Code that draws figures
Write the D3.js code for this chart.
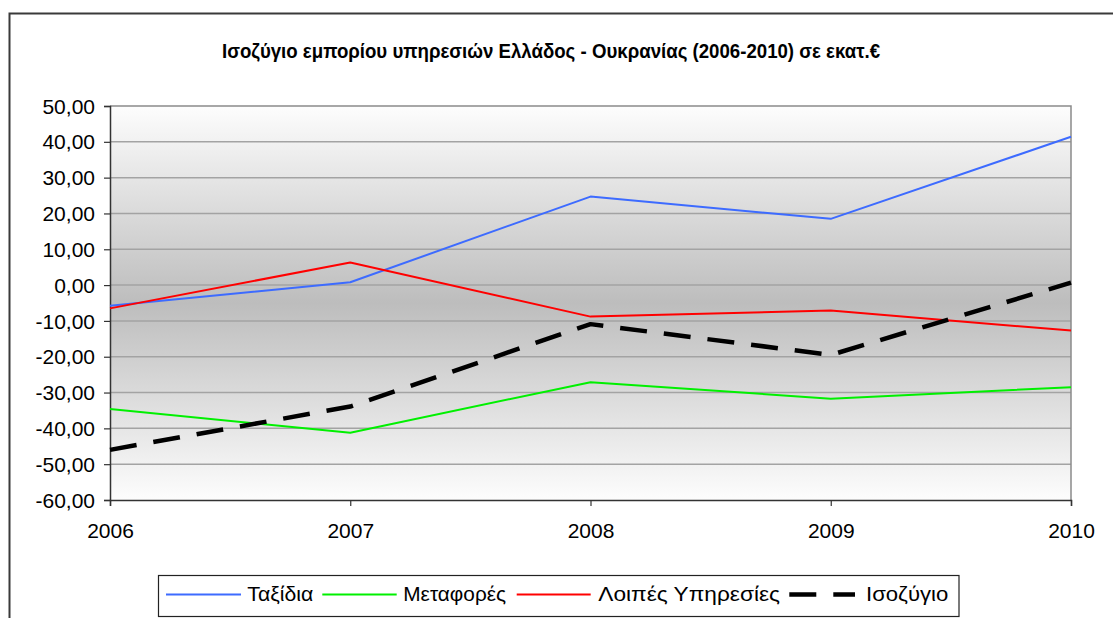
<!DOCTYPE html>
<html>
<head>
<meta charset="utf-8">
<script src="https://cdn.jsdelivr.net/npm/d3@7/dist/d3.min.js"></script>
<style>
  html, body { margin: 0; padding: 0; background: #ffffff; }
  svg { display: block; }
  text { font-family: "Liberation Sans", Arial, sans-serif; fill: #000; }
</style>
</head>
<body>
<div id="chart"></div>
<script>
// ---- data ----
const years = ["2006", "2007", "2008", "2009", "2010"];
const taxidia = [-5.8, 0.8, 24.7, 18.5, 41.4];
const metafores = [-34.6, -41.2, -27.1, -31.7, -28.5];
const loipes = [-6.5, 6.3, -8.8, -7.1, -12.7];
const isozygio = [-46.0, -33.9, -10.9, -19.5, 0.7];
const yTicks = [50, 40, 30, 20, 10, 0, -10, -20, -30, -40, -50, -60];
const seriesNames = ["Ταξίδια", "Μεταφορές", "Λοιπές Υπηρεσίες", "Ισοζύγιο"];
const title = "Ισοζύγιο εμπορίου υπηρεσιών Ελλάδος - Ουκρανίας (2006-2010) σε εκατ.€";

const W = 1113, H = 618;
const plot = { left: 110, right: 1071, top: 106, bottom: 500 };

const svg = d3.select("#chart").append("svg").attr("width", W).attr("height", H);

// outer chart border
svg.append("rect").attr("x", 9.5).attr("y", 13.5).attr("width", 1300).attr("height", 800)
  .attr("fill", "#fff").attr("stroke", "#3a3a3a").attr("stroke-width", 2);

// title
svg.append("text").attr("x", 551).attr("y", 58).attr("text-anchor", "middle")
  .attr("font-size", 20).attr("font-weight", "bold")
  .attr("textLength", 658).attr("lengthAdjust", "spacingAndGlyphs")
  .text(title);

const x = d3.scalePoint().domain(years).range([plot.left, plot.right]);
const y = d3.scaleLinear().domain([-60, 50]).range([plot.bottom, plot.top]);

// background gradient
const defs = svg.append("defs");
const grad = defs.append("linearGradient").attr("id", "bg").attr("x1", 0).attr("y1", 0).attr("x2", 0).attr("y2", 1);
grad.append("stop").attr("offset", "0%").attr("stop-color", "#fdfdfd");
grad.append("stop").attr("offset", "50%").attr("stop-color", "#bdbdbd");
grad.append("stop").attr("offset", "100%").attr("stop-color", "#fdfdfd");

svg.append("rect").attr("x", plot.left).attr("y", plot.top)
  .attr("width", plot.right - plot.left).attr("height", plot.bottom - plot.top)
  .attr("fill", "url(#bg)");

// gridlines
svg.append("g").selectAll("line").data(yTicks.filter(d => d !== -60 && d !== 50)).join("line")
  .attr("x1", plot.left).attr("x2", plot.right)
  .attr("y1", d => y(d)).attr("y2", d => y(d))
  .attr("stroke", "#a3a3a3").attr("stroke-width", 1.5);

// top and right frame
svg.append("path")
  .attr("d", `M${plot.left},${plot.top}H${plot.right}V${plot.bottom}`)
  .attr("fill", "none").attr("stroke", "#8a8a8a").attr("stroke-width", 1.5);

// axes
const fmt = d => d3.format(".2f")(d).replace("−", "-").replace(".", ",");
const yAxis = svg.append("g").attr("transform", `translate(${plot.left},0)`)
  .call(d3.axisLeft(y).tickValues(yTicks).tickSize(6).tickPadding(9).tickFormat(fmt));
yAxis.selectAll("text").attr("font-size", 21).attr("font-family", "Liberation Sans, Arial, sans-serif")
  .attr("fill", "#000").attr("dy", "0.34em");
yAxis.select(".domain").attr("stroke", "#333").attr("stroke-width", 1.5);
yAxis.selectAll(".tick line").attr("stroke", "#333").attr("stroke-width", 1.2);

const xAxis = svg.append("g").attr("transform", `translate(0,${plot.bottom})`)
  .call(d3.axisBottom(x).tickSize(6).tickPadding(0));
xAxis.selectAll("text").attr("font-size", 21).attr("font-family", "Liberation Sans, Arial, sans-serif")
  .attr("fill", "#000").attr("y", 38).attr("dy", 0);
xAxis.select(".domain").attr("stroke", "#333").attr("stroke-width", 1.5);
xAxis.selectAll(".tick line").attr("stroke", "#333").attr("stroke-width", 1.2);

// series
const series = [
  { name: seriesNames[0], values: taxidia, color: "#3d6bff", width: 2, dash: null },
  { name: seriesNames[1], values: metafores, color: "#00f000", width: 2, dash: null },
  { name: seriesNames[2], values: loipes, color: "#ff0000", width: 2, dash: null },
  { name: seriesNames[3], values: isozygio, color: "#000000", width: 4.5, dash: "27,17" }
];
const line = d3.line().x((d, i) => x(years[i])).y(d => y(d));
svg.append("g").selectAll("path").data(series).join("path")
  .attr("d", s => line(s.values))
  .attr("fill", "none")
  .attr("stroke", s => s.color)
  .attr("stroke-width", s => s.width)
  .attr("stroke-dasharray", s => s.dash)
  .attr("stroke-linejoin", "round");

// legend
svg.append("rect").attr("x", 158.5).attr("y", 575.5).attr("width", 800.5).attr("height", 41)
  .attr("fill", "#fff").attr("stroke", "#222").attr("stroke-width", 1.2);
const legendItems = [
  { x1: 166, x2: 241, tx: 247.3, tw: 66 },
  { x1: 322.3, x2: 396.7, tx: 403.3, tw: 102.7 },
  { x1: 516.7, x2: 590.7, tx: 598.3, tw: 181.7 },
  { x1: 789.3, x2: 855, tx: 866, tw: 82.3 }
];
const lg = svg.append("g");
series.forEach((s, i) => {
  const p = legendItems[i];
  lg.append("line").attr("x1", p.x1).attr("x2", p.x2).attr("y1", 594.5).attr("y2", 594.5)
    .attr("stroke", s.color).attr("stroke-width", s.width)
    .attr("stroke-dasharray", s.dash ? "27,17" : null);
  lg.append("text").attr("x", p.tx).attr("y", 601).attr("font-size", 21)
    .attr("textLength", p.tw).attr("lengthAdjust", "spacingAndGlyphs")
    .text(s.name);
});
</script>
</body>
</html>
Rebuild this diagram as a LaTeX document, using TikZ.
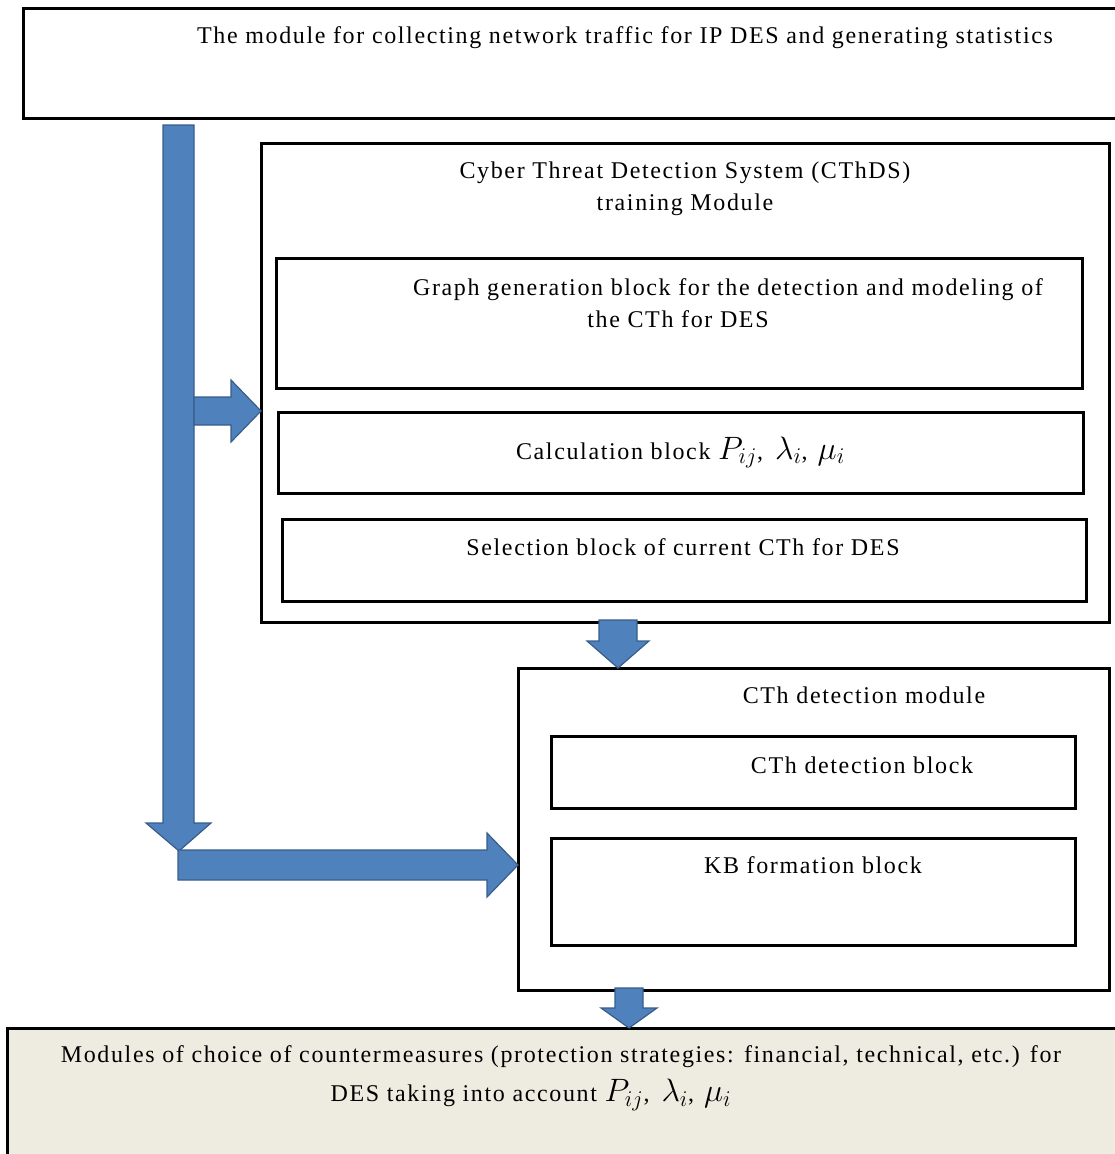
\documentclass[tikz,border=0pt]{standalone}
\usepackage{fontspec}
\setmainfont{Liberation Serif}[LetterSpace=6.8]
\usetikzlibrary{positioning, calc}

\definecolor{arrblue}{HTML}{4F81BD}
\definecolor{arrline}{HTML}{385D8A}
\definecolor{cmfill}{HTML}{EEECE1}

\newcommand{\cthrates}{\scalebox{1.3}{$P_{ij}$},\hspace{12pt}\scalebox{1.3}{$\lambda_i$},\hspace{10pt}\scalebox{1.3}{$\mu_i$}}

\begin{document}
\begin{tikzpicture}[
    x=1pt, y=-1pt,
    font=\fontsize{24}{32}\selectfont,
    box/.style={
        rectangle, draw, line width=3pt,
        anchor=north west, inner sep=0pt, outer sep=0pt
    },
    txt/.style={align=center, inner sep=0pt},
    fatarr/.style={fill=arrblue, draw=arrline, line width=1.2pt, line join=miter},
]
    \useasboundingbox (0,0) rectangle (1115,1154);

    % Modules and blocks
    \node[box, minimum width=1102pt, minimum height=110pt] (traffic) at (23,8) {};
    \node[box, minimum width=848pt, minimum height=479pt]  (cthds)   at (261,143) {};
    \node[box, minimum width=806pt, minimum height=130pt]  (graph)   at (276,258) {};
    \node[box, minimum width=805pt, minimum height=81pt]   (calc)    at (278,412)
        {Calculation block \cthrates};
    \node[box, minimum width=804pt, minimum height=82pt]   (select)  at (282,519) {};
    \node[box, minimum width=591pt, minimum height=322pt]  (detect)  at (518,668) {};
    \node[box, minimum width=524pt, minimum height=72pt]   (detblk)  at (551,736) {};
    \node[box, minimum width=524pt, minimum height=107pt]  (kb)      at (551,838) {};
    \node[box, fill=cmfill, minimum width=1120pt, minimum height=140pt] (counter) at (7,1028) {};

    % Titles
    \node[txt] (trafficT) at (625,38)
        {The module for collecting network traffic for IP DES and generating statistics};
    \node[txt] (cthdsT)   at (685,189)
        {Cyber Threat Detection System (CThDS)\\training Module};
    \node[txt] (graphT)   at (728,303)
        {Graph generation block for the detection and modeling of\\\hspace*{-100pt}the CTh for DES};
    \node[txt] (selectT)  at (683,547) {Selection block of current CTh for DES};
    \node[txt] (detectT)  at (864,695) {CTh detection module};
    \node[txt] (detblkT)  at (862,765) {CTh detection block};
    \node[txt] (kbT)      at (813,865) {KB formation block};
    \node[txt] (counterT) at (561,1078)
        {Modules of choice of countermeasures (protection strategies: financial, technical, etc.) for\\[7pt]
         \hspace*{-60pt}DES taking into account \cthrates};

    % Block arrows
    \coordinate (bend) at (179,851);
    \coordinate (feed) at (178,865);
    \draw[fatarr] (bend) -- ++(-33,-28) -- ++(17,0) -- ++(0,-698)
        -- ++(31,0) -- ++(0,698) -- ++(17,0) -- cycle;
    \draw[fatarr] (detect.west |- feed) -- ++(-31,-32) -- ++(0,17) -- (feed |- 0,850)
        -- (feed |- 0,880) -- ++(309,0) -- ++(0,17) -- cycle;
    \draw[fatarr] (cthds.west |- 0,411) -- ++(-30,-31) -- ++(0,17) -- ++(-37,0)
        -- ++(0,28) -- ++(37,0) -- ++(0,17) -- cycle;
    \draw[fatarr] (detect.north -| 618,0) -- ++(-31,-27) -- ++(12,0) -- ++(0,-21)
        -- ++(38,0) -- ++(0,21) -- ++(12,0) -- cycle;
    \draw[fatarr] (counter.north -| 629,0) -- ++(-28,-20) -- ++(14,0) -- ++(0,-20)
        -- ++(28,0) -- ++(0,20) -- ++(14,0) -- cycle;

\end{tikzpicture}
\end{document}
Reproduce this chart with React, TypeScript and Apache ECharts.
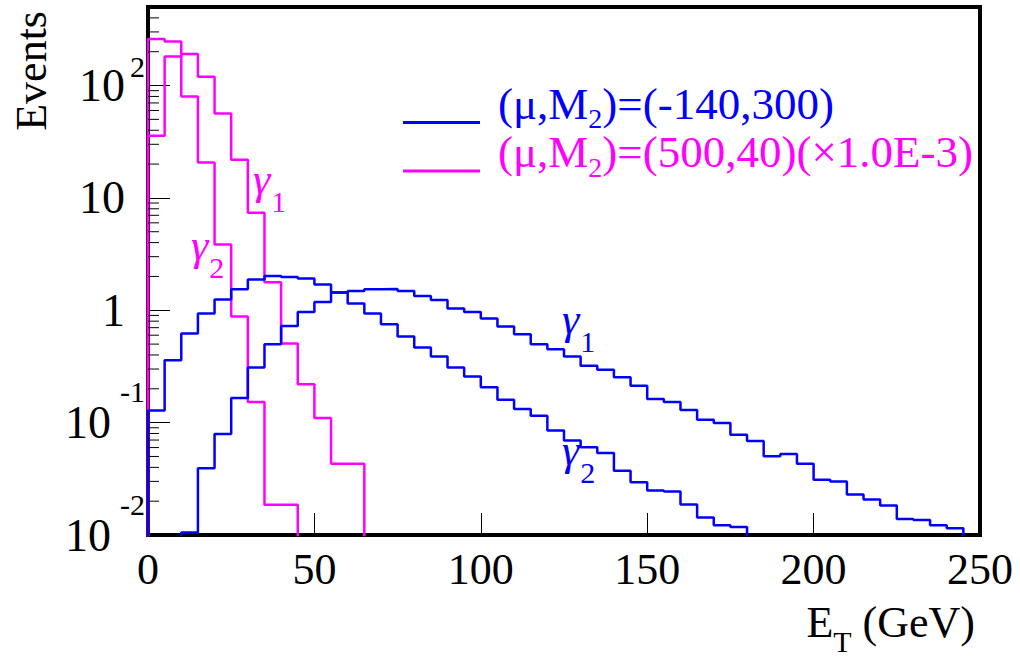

Exercise details: Between the line with "Rebuild this diagram" and the line with "(0,0) rectangle (1115,1154);", ends included, lies the span to copy exactly; copy nothing else and leave out the pictures.

Answer for the task:
Rebuild this diagram as a LaTeX document, using TikZ.
\documentclass[tikz,border=0pt]{standalone}
\usepackage{fontspec}
\setmainfont{Liberation Serif}[LetterSpace=6.8]
\usetikzlibrary{positioning, calc}

\definecolor{arrblue}{HTML}{4F81BD}
\definecolor{arrline}{HTML}{385D8A}
\definecolor{cmfill}{HTML}{EEECE1}

\newcommand{\cthrates}{\scalebox{1.3}{$P_{ij}$},\hspace{12pt}\scalebox{1.3}{$\lambda_i$},\hspace{10pt}\scalebox{1.3}{$\mu_i$}}

\begin{document}
\begin{tikzpicture}[
    x=1pt, y=-1pt,
    font=\fontsize{24}{32}\selectfont,
    box/.style={
        rectangle, draw, line width=3pt,
        anchor=north west, inner sep=0pt, outer sep=0pt
    },
    txt/.style={align=center, inner sep=0pt},
    fatarr/.style={fill=arrblue, draw=arrline, line width=1.2pt, line join=miter},
]
    \useasboundingbox (0,0) rectangle (1115,1154);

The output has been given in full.